Beirut: Lebanon’s Sunni community is gearing up for Sunday’s parliamentary polls without strong leadership for the first time in decades after former premier Sa’ad Hariri stepped down from political life.
In a country where government posts and parliamentary seats are distributed along sectarian lines, Lebanon’s Sunni community has long served as a major political force.
Months ahead of the Sunday vote, Hariri announced his retreat from political life, leaving his constituents without a preeminent Sunni figure while the country grapples with an unprecedented financial crisis.
His Future Movement party in March said it would boycott the election, a move that experts believe could empower political rivals, mainly the Iran-backed Shiite Hezbollah movement.
“Traditional Sunni leaders, including former premiers, are mobilising... to prevent Hezbollah from taking advantage” of the political void, said Karim Bitar, an international relations professor at the University of Saint Joseph in Lebanon.
The Future Movement, Lebanon’s biggest Sunni-led party, currently has 18 lawmakers in the 128-member parliament, which makes it one of the largest blocs.
Its decision to boycott polls has created internal rifts.
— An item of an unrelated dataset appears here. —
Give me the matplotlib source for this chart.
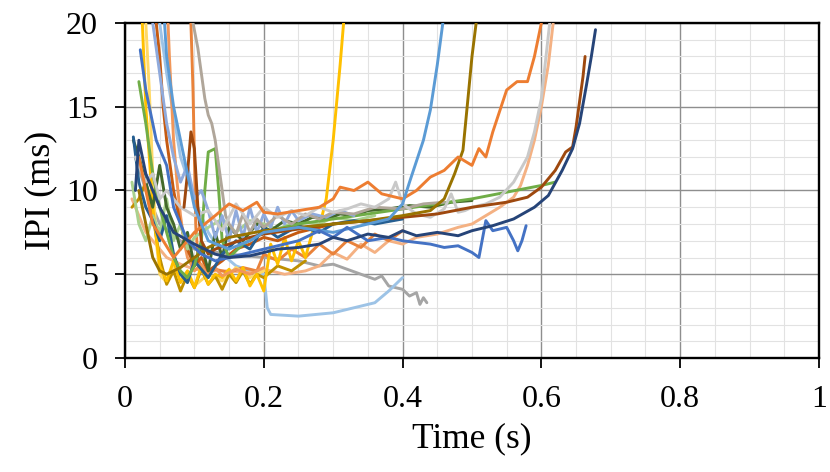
import matplotlib
matplotlib.use("Agg")
import matplotlib.pyplot as plt
from matplotlib.ticker import MultipleLocator

plt.rcParams['font.family'] = ['Liberation Serif', 'DejaVu Serif']

# ---- data (time in s, IPI in ms) ----
t_s01 = [0.025,0.03,0.04,0.05,0.06,0.07,0.08,0.09,0.10,0.11,0.12,0.13,0.14,0.15,0.16,0.17,0.18,0.19,0.20,0.21,0.22,0.23,0.24,0.25,0.26,0.27,0.28,0.29,0.30,0.31,0.315]
y_s01 = [20,15,9,5.5,4.6,5.8,4.5,5.2,4.2,5.5,4.4,5.0,4.8,5.3,4.6,5.4,4.3,5.0,4.0,6.8,5.6,7.2,5.8,7.0,6.0,7.5,7.8,9.5,13,17.5,20]

t_s02 = [0.057,0.06,0.07,0.08,0.09,0.10,0.12,0.15,0.18,0.20,0.25,0.30,0.35,0.38,0.40,0.41,0.43,0.44,0.45,0.458]
y_s02 = [20,18,15,13,11,9,7,6.5,7.0,7.5,7.8,7.5,8.0,8.3,9.2,10.5,13,14.8,17.5,20]

t_s03 = [0.02,0.03,0.04,0.05,0.06,0.08,0.10,0.12,0.15,0.20,0.25,0.30,0.35,0.40,0.44,0.46,0.475,0.487,0.494,0.50,0.506]
y_s03 = [10,8,6,5.2,5.0,5.4,6.0,6.6,7.2,7.6,7.8,8.0,8.2,8.5,8.8,9.5,11,12.4,15.4,18,20]

t_s04 = [0.02,0.04,0.07,0.10,0.13,0.15,0.17,0.19,0.20,0.22,0.25,0.28,0.30,0.31,0.33,0.35,0.37,0.40,0.42,0.44,0.46,0.48,0.50,0.51,0.52,0.53,0.55,0.565,0.58,0.59,0.60]
y_s04 = [12,8,6,7.5,8.5,9.2,8.8,9.3,8.7,8.6,8.8,9.0,9.5,10.2,10.0,10.5,9.8,9.5,10.0,10.8,11.2,12.0,11.5,12.5,12.0,13.5,16.0,16.5,16.5,18,20]

t_s05 = [0.01,0.02,0.03,0.04,0.05,0.06,0.08,0.10,0.12,0.15,0.18,0.20,0.23,0.26,0.28,0.30,0.32,0.34,0.36,0.38,0.40,0.42,0.45,0.48,0.50,0.52,0.54,0.56,0.57,0.58,0.59,0.60,0.61,0.617]
y_s05 = [9.5,8.5,7.5,7.0,6.5,6.0,5.6,5.3,5.2,5.2,5.1,5.3,5.0,5.2,5.5,6.3,5.9,6.8,6.3,7.0,6.8,7.2,7.4,7.8,8.0,8.5,9.0,9.6,10.3,11.5,13.0,15.0,17.5,20]

t_s06 = [0.015,0.02,0.03,0.04,0.05,0.06,0.08,0.10,0.12,0.14,0.16,0.18,0.20,0.22,0.24,0.26,0.28,0.30,0.32,0.34,0.36,0.38,0.39,0.40,0.42,0.44,0.46,0.47,0.48,0.49,0.50,0.52,0.54,0.56,0.58,0.59,0.60,0.612]
y_s06 = [12,11.5,10.5,11,9.5,10,9,8.5,8.8,7.6,9.2,8.0,9.0,8.4,8.8,8.5,9.0,8.7,8.9,9.2,9.0,9.5,10.5,9.2,8.6,8.4,8.9,9.8,8.7,8.8,9.0,9.2,9.6,10.5,12.0,13.5,15.5,20]

t_s07 = [0.085,0.09,0.095,0.10,0.105,0.11,0.12,0.13,0.15,0.18,0.20,0.25,0.30,0.35,0.40,0.45,0.50,0.55,0.58,0.60,0.62,0.635,0.645,0.65,0.655,0.66,0.663]
y_s07 = [9,11,13.5,12.5,9,7,6.2,6.5,6.8,7.2,7.4,7.7,8.0,8.2,8.4,8.6,9.0,9.3,9.6,10.2,11.2,12.3,12.6,13.8,15.3,16.8,18.0]

t_s08 = [0.015,0.02,0.03,0.05,0.07,0.10,0.13,0.15,0.18,0.20,0.22,0.25,0.28,0.30,0.32,0.35,0.38,0.40,0.42,0.45,0.48,0.50,0.53,0.56,0.59,0.61,0.63,0.645,0.655,0.665,0.672,0.678]
y_s08 = [10,13,11,9,7.5,6.8,6.2,6.0,6.1,6.3,6.5,6.6,6.8,7.2,7.0,7.4,7.2,7.6,7.3,7.5,7.3,7.6,7.9,8.3,9.0,9.7,11.2,12.5,14,16.3,18,19.6]

t_s09 = [0.022,0.03,0.045,0.06,0.07,0.09,0.11,0.13,0.15,0.20,0.25,0.28,0.30,0.32,0.35,0.38,0.40,0.42,0.44,0.46,0.48,0.50,0.51,0.52,0.53,0.55,0.56,0.566,0.572,0.578]
y_s09 = [18.4,16,13,11.5,9,7,6.2,5.8,6.0,6.5,7.0,7.6,7.2,7.8,7.0,7.2,7.0,6.9,6.8,6.6,6.7,6.3,6.0,8.2,7.6,7.8,7.0,6.4,7.0,7.9]

t_s10 = [0.05,0.06,0.08,0.10,0.12,0.14,0.16,0.18,0.20,0.205,0.21,0.25,0.30,0.33,0.36,0.38,0.40]
y_s10 = [20,17,12,9.5,7.5,6.2,5.5,5.2,5.0,3.0,2.6,2.5,2.7,3.0,3.3,4.0,4.8]

t_s11 = [0.015,0.03,0.05,0.08,0.10,0.15,0.20,0.25,0.28,0.30,0.32,0.34,0.36,0.37,0.38,0.40,0.41,0.42,0.425,0.43,0.435]
y_s11 = [12,10,8,7,6.5,6.2,6.0,5.8,5.5,5.6,5.3,5.0,4.7,4.9,4.3,4.1,3.7,3.9,3.2,3.6,3.3]

t_s12 = [0.098,0.105,0.11,0.115,0.12,0.125,0.13,0.135,0.14,0.145,0.15,0.16,0.17,0.18,0.19,0.20,0.22,0.24,0.26,0.28,0.30,0.33,0.36,0.40,0.43,0.46]
y_s12 = [20,18.5,17,15.5,14.5,14,13,11.5,10,8.5,8.0,7.4,8.6,7.5,8.3,7.8,8.5,8.0,8.6,8.3,8.7,8.6,9.0,8.9,9.2,9.3]

t_s13 = [0.02,0.03,0.04,0.05,0.06,0.07,0.08,0.09,0.10,0.11,0.115,0.12,0.13,0.135,0.14,0.15,0.17,0.20,0.25,0.30,0.35,0.40,0.45,0.50,0.55,0.60,0.62]
y_s13 = [16.5,14,11,9,7.5,6,5.2,4.8,5.5,7,10,12.3,12.5,10,7,6,6.8,7.5,8.0,8.3,8.6,8.9,9.2,9.5,9.9,10.3,10.5]

t_s14 = [0.095,0.098,0.10,0.102,0.105,0.11,0.12,0.13,0.15,0.17,0.19,0.20,0.22,0.24,0.26,0.28,0.30,0.32,0.34,0.36,0.38,0.40]
y_s14 = [20,16,12,8,6,5.4,5.0,5.3,5.1,5.4,5.2,6.2,5.8,6.5,6.0,6.8,6.2,7.0,6.6,7.4,7.0,7.6]

t_s15 = [0.012,0.02,0.03,0.04,0.05,0.06,0.07,0.08,0.09,0.10,0.11,0.12,0.13,0.14,0.15,0.17,0.19,0.21,0.23,0.25,0.27,0.29,0.31,0.33,0.35,0.38,0.41,0.44,0.47,0.50]
y_s15 = [13,12,10.5,9,11.5,9,8,6.5,7.5,5.5,6.8,5.2,7.5,6.0,7.8,7.0,8.0,7.6,8.2,8.0,8.4,8.3,8.6,8.5,8.8,8.9,9.1,9.0,9.3,9.4]

t_s16 = [0.012,0.02,0.03,0.04,0.05,0.06,0.07,0.08,0.09,0.10,0.12,0.14,0.16,0.18,0.20,0.22,0.25,0.28,0.30,0.33,0.36,0.40]
y_s16 = [13.2,10.5,9,8.2,7,8.5,6.2,5,4.5,5.8,4.8,6.2,7.0,6.5,7.8,7.2,7.9,7.5,8.0,8.2,8.0,8.3]

t_s17 = [0.03,0.035,0.04,0.045,0.05,0.06,0.07,0.08,0.09,0.10,0.12,0.14,0.16,0.18,0.20]
y_s17 = [20,16,11,7,5,4.5,5.5,4.6,5.2,4.3,5.0,4.6,5.4,4.8,5.2]

t_s18 = [0.01,0.02,0.03,0.04,0.05,0.06,0.07,0.08,0.09,0.10,0.11,0.12,0.13,0.14,0.15,0.16,0.17,0.18,0.19,0.20,0.22,0.24,0.26]
y_s18 = [9,9.5,10.5,8.5,6,4.4,5.2,4.0,5.0,4.2,5.3,4.4,4.9,4.1,5.0,4.5,5.2,4.4,5.0,4.8,5.5,5.2,5.8]

t_s19 = [0.01,0.02,0.03,0.04,0.05,0.06,0.07,0.08,0.09,0.10,0.12,0.14,0.16,0.18,0.20,0.22,0.25,0.28,0.30,0.33,0.36]
y_s19 = [10.5,8,7,8.5,7.5,9.5,7,8,6.5,7.2,7.8,8.3,7.5,8.2,8.0,7.7,8.2,8.0,8.4,8.2,8.5]

t_s20 = [0.045,0.05,0.055,0.06,0.065,0.07,0.08,0.09,0.10,0.11,0.12,0.14,0.16,0.18,0.20,0.22,0.25,0.28,0.30]
y_s20 = [20,18,15,13,11.5,10,8,6.5,5.5,6.0,5.2,5.8,6.5,6.8,7.2,7.0,7.5,7.8,8.0]

t_s21 = [0.04,0.05,0.06,0.07,0.08,0.09,0.10,0.11,0.12,0.13,0.14,0.15,0.16,0.17,0.18,0.19,0.20,0.21,0.22,0.23,0.24,0.25,0.27,0.29,0.31,0.33]
y_s21 = [20,17,14,12,10.5,11.5,9.5,10,8.8,7.2,8.5,7.0,8.8,7.2,9.0,7.5,8.6,7.8,9.0,8.0,8.8,8.2,8.6,8.4,8.8,8.5]

t_s22 = [0.062,0.064,0.067,0.07,0.075,0.08,0.085,0.09,0.10,0.11,0.12,0.13,0.14,0.16,0.18,0.20]
y_s22 = [20,18,15.5,13,10.5,8.5,7,6,5.2,5.6,5.0,5.4,4.9,5.3,5.0,5.4]

series_t = [t_s01,t_s02,t_s03,t_s04,t_s05,t_s06,t_s07,t_s08,t_s09,t_s10,t_s11,
            t_s12,t_s13,t_s14,t_s15,t_s16,t_s17,t_s18,t_s19,t_s20,t_s21,t_s22]
series_y = [y_s01,y_s02,y_s03,y_s04,y_s05,y_s06,y_s07,y_s08,y_s09,y_s10,y_s11,
            y_s12,y_s13,y_s14,y_s15,y_s16,y_s17,y_s18,y_s19,y_s20,y_s21,y_s22]
series_c = ['#FFC000','#5B9BD5','#997300','#ED7D31','#F4B183','#C9C9C9','#9E480E',
            '#264478','#4472C4','#9DC3E6','#A5A5A5','#B0A69A','#70AD47','#E9823A',
            '#43682B','#255E91','#FFD966','#BF9000','#A9D18E','#C55A11','#8FAADC','#F1975A']

x_ticks = [0, 0.2, 0.4, 0.6, 0.8, 1]
x_ticklabels = ['0', '0.2', '0.4', '0.6', '0.8', '1']
y_ticks = [0, 5, 10, 15, 20]

fig = plt.figure(figsize=(8.30, 4.72), dpi=100)
ax = fig.add_axes([0.1506, 0.2415, 0.8361, 0.7098])

order = [10, 9, 4, 13, 16, 17, 0, 21, 19, 18, 14, 15, 12, 20, 11, 5, 6, 2, 3, 1, 8, 7]
for i in order:
    ax.plot(series_t[i], series_y[i], color=series_c[i], lw=2.1,
            solid_joinstyle='round', solid_capstyle='round', zorder=3)

ax.set_xlim(0, 1)
ax.set_ylim(0, 20)
ax.set_xticks(x_ticks)
ax.set_xticklabels(x_ticklabels)
ax.set_yticks(y_ticks)
ax.xaxis.set_minor_locator(MultipleLocator(0.05))
ax.yaxis.set_minor_locator(MultipleLocator(1))
ax.grid(which='major', color='#8E8E8E', lw=1.0, zorder=1)
ax.grid(which='minor', color='#E2E2E2', lw=0.8, zorder=0)
ax.set_axisbelow(True)
ax.tick_params(which='major', direction='out', length=7.5, width=1.3, labelsize=23)
ax.tick_params(axis='x', which='major', pad=12)
ax.tick_params(axis='y', which='major', pad=12)
ax.tick_params(which='minor', length=0)
for s in ax.spines.values():
    s.set_color('black')
    s.set_linewidth(1.7)
ax.set_xlabel('Time (s)', fontsize=25.5, labelpad=6)
ax.set_ylabel('IPI (ms)', fontsize=26, labelpad=6)

fig.savefig('out.png', dpi=100)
One former deputy, Mustafa Alloush, relinquished his party membership so he can challenge Hezbollah in the elections.
Hariri's major role
“When we withdraw from the scene, we give our adversaries a chance,” he told AFP, advocating for a unified front to thwart Hezbollah’s growing dominance.
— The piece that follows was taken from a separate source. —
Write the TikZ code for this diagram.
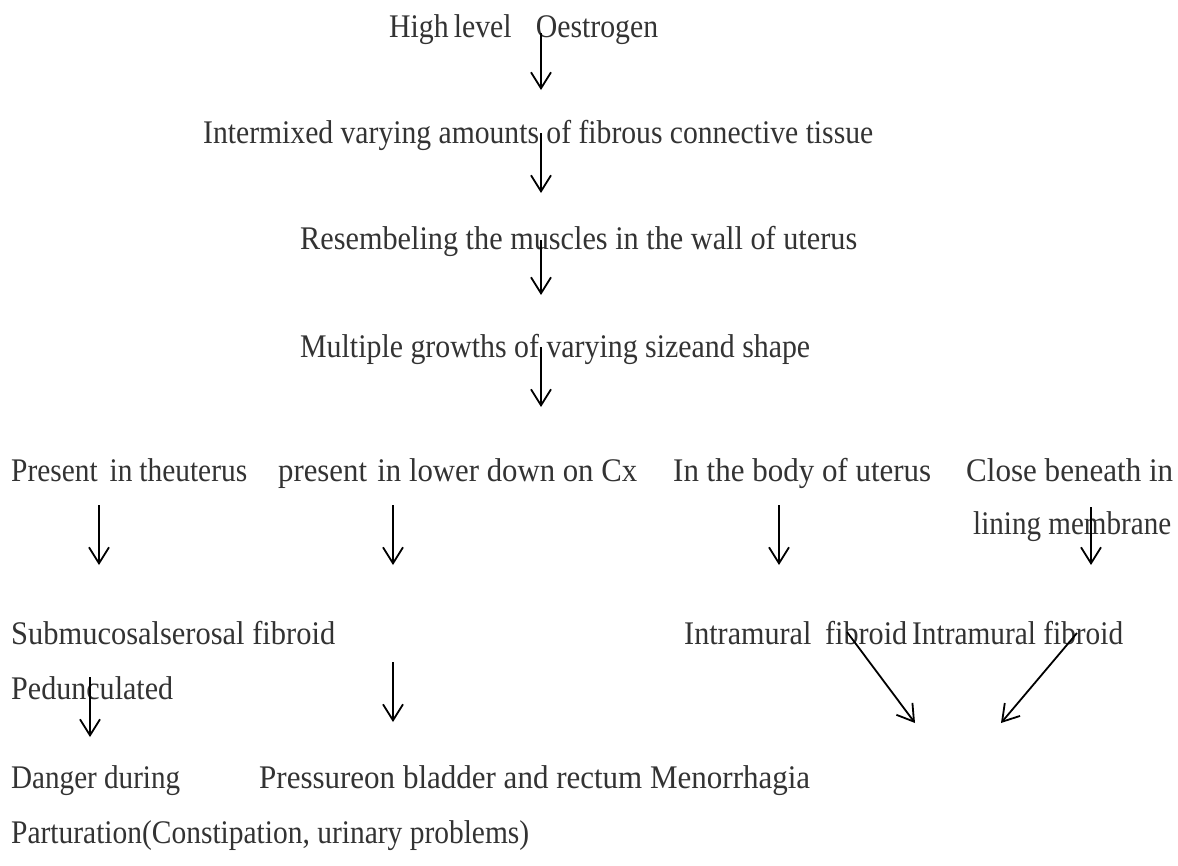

Hariri was thrust into the political limelight following the 2005 assassination of his father Rafik, also an ex-prime minister.
In the wake of the tragedy, Hariri played a major role in mass demonstrations that ended a 30-year Syrian military presence in Lebanon.
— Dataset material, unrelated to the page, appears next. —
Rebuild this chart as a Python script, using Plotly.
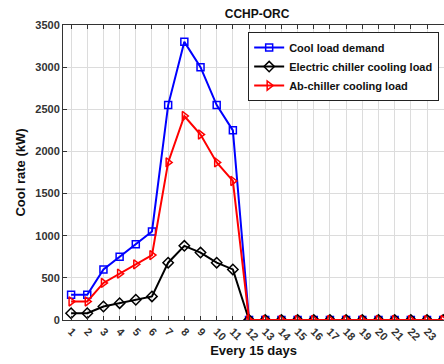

He was at the helm of the pro-Western “March 14” bloc that won a parliamentary majority in 2009 but unravelled not long after.
During the last vote, in 2018, Hariri’s bloc lost nearly a third of its parliamentary seats.
Many attributed the three-time premier’s waning popularity to his conciliatory approach towards Hezbollah, which angered allies.
“There is no doubt that to avoid a civil war I had to compromise,” Hariri said in January.
“This worry guided all my steps, made me lose my personal fortune, as well as some friends abroad and many allies.”
In November 2017, Hariri stepped down as prime minister while in Riyadh, prompting accusations that the kingdom was holding him against his will.
French President Emmanuel Macron had to intervene to secure Hariri’s return to Lebanon from where the Sunni leader then rescinded his resignation.
Sunni divisions
The Hariri family has been a mainstay of Lebanon’s political scene since the end of the 1975-1990 civil war and rarely absent from elections.
They are not the only prominent Sunni figures missing from this year’s campaign. Ex-prime ministers Fouad Siniora and Tammam Salam have also stayed out of the electoral race, amid calls for a boycott.
However, Dar al-Fatwa, the country’s top Sunni religious authority, warned of the dangers of abstention.
Current Prime Minister Najib Mikati, whose post is held by a Sunni under a longtime convention, encouraged his fellow Sunnis to cast ballots.
Bitar sees “the re-emergence of several Sunni poles” and said various actors “will seek to fill the void while waiting for a possible return of Saudi influence and Saad Hariri”.
In Beirut’s Tariq Al Jdideh neighbourhood, a Future Movement stronghold, giant portraits of Hariri lined the sides of the road.
Banners called on residents to boycott the election, but not everyone was convinced.
“We are going to vote because we do not accept that other parties take advantage of the situation,” a 60-year-old man who gave his name as Ahmad, said, referring to Hezbollah.
Another resident, Anwar Ali Beyrouti, said “the division of the Sunni camp serves the interests of Hezbollah”, adding that the Shiite party would be “the only one benefiting”.